Suddenly and unexpectedly glad I live in the vanilla squirrel-burbs.
Where were those taken, Jellystone Park?
I must be one of the few lunatics left who wouldn't mind seeing a bear in the yard. From a safe distance, of course, and just once. It would go from novelty to nuisance pretty fast.
I'm amazed that the rope or feeder didn't break from the bear's weight.
I spent a long time crouching in a laurel thicket in an Appalachian black bear sanctuary, convinced that the rustling I heard was a black bear waiting to eat me. Turned out to be a yearling deer ~ ten feet away. I think that's what turned me into a Y-chromosome feminist . . .
Wow, that's amazing. Thanks for sharing!
It's a damn good ad for the rope company. :)
Great pictures! - got to admit, though, that the first thing that popped into my mind was: did Gary Larson ("The Far Side") take those?

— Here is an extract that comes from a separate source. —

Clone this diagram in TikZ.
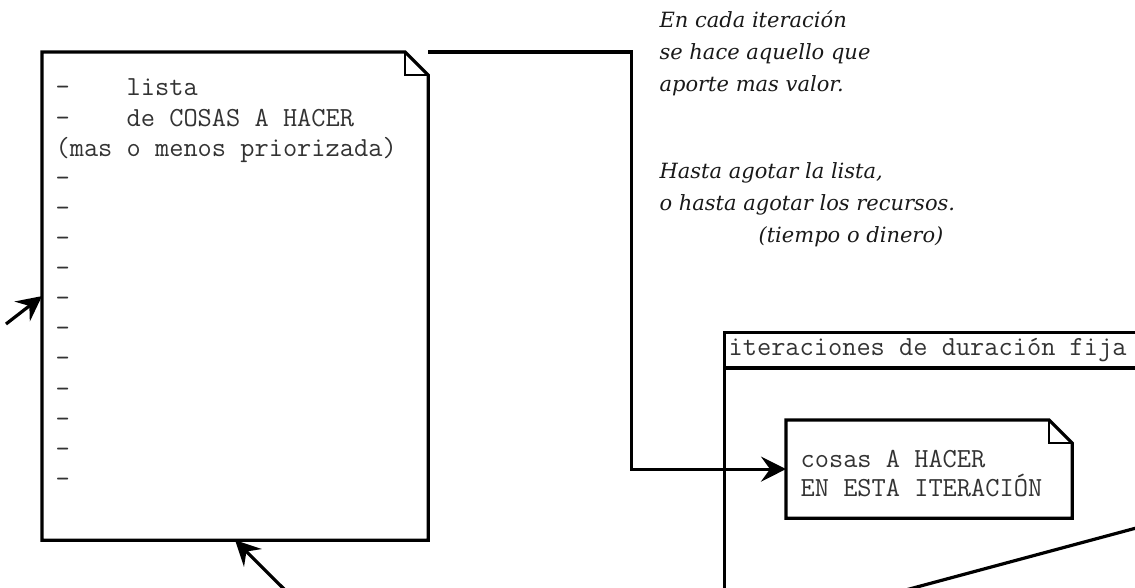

Wow... the bear must be very light, or the rope must be very strong.
Personally I'd rather live in a city with neither squirrels nor bears, though.
My city has loads of squirrels - and really aggressive ones, too.
Living in Mammoth Lakes, California in the 1990s we had bears in the yard all the time. The little wildlife shop in town sold a block of seed called "Birdola" which we renamed "bearola" because the black bears just loved them and would figure out any configuration of ropes and pulleys meant to deter them. Never saw anything like these photos; that little girl (the bear isn't that big, maybe 175-200 lbs) is one great acrobat, but it doesn't surprise me. These are very bright, tenacious animals...and while certainly able to hurt you in some cases, they are mostly surprisingly tolerant and gentle.
I'm pretty sure that's just a cub and not a full grown bear, given the relative size of the bird feeder.
Any info on where the photos were taken?